> [GOAL OF THE EXERCISE]: From the first line of the data below through the line holding "minimum width=4.24cm] (incl)", output each line exactly and leave the pictures out.
++++ RECORDS TO PROCESS
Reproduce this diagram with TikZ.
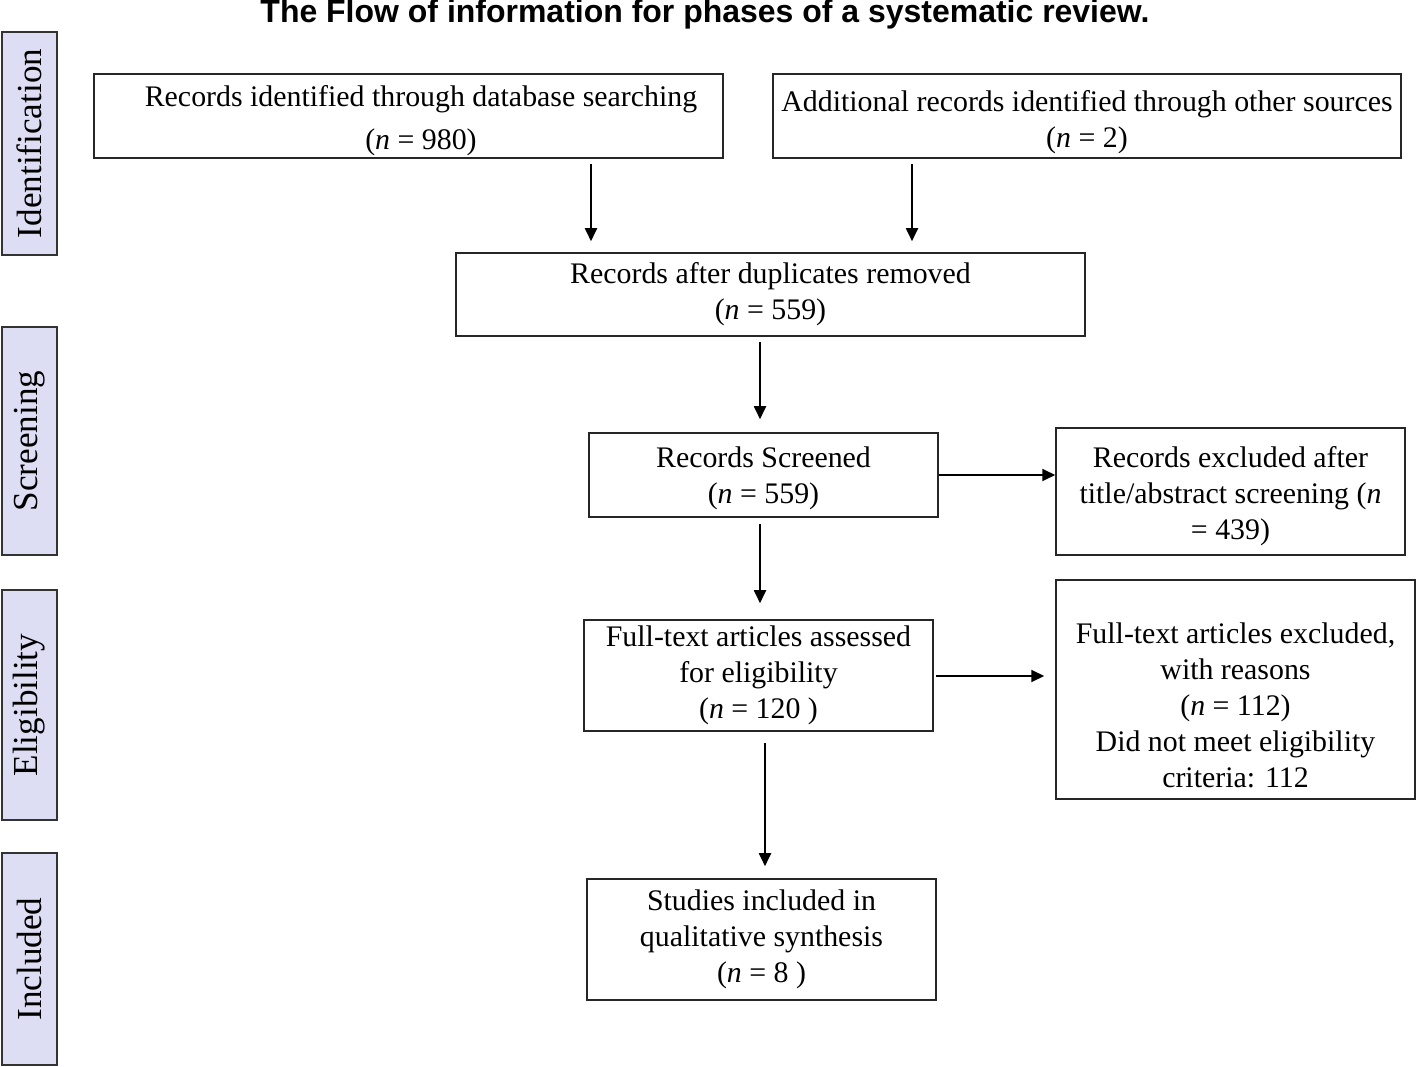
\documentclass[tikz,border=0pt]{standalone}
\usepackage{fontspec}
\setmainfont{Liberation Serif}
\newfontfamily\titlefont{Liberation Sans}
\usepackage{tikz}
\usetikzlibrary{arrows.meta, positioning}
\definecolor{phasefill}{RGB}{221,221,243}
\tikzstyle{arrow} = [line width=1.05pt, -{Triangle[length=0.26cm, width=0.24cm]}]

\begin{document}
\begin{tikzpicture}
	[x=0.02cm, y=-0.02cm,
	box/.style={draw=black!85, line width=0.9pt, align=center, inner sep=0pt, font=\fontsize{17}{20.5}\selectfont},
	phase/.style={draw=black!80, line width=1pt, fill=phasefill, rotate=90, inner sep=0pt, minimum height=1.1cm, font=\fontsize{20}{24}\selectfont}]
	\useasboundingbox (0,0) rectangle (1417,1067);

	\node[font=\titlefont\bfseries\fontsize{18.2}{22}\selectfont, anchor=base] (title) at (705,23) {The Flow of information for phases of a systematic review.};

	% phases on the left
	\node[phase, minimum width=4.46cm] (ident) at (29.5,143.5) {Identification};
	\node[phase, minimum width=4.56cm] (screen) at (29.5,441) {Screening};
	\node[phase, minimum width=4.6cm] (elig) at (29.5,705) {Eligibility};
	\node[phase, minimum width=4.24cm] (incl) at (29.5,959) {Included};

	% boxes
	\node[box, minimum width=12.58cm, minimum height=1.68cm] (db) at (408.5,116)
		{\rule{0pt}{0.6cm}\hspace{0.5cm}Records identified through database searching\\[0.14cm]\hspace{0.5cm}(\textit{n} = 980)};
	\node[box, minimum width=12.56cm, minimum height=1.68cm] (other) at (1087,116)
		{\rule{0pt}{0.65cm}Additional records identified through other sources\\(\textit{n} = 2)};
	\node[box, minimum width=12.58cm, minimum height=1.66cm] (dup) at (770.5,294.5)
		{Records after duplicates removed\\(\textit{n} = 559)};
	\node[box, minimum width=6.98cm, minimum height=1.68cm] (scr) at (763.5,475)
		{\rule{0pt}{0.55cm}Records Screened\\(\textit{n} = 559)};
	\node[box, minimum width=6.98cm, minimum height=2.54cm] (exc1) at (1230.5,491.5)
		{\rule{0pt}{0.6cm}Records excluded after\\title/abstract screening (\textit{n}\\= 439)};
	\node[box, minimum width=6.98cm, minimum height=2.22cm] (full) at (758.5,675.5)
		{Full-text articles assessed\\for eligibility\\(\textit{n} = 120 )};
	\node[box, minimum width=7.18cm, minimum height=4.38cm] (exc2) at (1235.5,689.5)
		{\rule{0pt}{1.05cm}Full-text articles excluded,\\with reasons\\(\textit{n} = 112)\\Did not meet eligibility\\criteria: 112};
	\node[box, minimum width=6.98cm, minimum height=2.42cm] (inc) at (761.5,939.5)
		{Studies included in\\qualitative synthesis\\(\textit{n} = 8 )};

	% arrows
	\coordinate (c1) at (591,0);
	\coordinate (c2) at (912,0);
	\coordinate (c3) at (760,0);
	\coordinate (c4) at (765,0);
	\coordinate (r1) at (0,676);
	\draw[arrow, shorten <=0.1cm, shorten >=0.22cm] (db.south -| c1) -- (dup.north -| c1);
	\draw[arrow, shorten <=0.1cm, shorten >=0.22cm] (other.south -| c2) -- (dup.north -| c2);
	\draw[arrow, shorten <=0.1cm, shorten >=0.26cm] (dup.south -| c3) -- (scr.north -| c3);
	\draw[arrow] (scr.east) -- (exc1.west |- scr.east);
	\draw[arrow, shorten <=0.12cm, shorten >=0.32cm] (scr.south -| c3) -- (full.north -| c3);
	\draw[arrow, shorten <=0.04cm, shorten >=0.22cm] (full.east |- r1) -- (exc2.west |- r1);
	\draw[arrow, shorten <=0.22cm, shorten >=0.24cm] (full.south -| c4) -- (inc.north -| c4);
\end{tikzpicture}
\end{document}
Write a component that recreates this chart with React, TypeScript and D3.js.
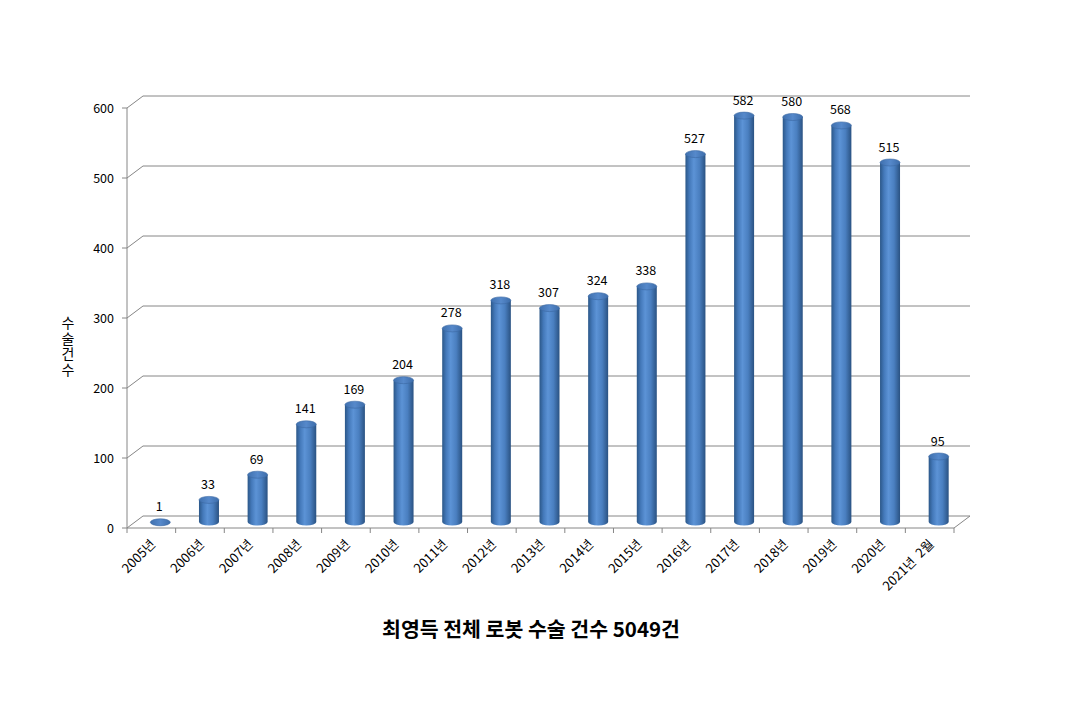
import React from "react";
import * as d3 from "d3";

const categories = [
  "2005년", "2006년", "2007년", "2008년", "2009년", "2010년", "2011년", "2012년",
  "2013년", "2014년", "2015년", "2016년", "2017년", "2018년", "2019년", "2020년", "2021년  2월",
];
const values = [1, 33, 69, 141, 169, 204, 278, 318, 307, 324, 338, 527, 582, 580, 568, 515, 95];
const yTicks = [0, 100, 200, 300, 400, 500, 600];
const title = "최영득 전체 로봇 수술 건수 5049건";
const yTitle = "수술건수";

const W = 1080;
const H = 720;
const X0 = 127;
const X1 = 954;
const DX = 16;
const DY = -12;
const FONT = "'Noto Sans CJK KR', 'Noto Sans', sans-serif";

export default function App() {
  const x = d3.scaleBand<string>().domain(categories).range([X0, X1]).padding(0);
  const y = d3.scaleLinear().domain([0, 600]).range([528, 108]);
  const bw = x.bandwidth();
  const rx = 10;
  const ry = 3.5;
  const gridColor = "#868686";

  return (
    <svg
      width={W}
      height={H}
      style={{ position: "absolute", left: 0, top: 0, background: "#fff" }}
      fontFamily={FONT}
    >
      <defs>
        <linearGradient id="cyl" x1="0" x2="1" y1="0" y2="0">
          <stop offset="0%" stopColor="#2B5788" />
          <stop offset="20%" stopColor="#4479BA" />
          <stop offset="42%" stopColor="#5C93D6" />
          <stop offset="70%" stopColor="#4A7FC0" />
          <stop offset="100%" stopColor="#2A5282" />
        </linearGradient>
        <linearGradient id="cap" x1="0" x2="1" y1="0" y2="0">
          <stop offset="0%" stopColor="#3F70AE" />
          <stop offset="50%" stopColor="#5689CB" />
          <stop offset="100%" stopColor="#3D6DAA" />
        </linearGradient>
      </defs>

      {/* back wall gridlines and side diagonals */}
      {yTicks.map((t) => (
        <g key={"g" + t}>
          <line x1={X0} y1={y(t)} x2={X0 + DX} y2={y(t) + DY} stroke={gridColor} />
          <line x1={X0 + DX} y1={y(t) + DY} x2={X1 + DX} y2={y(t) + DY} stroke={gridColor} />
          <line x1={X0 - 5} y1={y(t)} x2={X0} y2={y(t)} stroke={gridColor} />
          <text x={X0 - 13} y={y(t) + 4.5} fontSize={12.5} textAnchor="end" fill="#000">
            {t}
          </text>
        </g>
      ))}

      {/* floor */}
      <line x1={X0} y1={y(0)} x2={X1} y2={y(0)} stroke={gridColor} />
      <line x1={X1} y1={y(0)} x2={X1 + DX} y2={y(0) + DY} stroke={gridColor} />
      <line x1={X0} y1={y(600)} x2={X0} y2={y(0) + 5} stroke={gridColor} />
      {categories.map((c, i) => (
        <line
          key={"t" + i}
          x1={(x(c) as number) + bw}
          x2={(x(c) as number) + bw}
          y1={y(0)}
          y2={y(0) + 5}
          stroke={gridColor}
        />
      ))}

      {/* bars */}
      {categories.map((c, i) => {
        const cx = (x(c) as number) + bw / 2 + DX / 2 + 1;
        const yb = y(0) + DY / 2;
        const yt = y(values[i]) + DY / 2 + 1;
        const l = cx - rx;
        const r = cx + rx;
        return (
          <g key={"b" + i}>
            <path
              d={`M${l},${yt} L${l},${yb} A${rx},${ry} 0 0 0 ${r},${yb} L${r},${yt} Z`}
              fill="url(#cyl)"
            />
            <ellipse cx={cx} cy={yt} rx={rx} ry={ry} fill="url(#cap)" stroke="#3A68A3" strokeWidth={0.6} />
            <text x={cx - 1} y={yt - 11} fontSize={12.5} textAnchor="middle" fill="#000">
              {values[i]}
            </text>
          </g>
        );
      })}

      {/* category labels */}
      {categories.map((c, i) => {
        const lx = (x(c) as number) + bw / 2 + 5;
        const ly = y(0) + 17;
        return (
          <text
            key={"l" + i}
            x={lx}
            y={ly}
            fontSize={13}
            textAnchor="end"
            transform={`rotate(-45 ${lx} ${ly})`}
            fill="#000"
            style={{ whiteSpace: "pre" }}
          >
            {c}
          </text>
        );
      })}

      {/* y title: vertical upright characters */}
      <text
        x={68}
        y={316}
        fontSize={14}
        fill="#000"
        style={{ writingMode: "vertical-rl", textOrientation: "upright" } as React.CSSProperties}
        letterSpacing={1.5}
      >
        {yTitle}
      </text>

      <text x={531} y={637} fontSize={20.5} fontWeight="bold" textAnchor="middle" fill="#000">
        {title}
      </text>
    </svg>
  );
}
++++++++
> [SOLVED EXERCISE]:
Reproduce this diagram with TikZ.
\documentclass[tikz,border=0pt]{standalone}
\usepackage{fontspec}
\setmainfont{Liberation Serif}
\newfontfamily\titlefont{Liberation Sans}
\usepackage{tikz}
\usetikzlibrary{arrows.meta, positioning}
\definecolor{phasefill}{RGB}{221,221,243}
\tikzstyle{arrow} = [line width=1.05pt, -{Triangle[length=0.26cm, width=0.24cm]}]

\begin{document}
\begin{tikzpicture}
	[x=0.02cm, y=-0.02cm,
	box/.style={draw=black!85, line width=0.9pt, align=center, inner sep=0pt, font=\fontsize{17}{20.5}\selectfont},
	phase/.style={draw=black!80, line width=1pt, fill=phasefill, rotate=90, inner sep=0pt, minimum height=1.1cm, font=\fontsize{20}{24}\selectfont}]
	\useasboundingbox (0,0) rectangle (1417,1067);

	\node[font=\titlefont\bfseries\fontsize{18.2}{22}\selectfont, anchor=base] (title) at (705,23) {The Flow of information for phases of a systematic review.};

	% phases on the left
	\node[phase, minimum width=4.46cm] (ident) at (29.5,143.5) {Identification};
	\node[phase, minimum width=4.56cm] (screen) at (29.5,441) {Screening};
	\node[phase, minimum width=4.6cm] (elig) at (29.5,705) {Eligibility};
	\node[phase, minimum width=4.24cm] (incl) at (29.5,959) {Included};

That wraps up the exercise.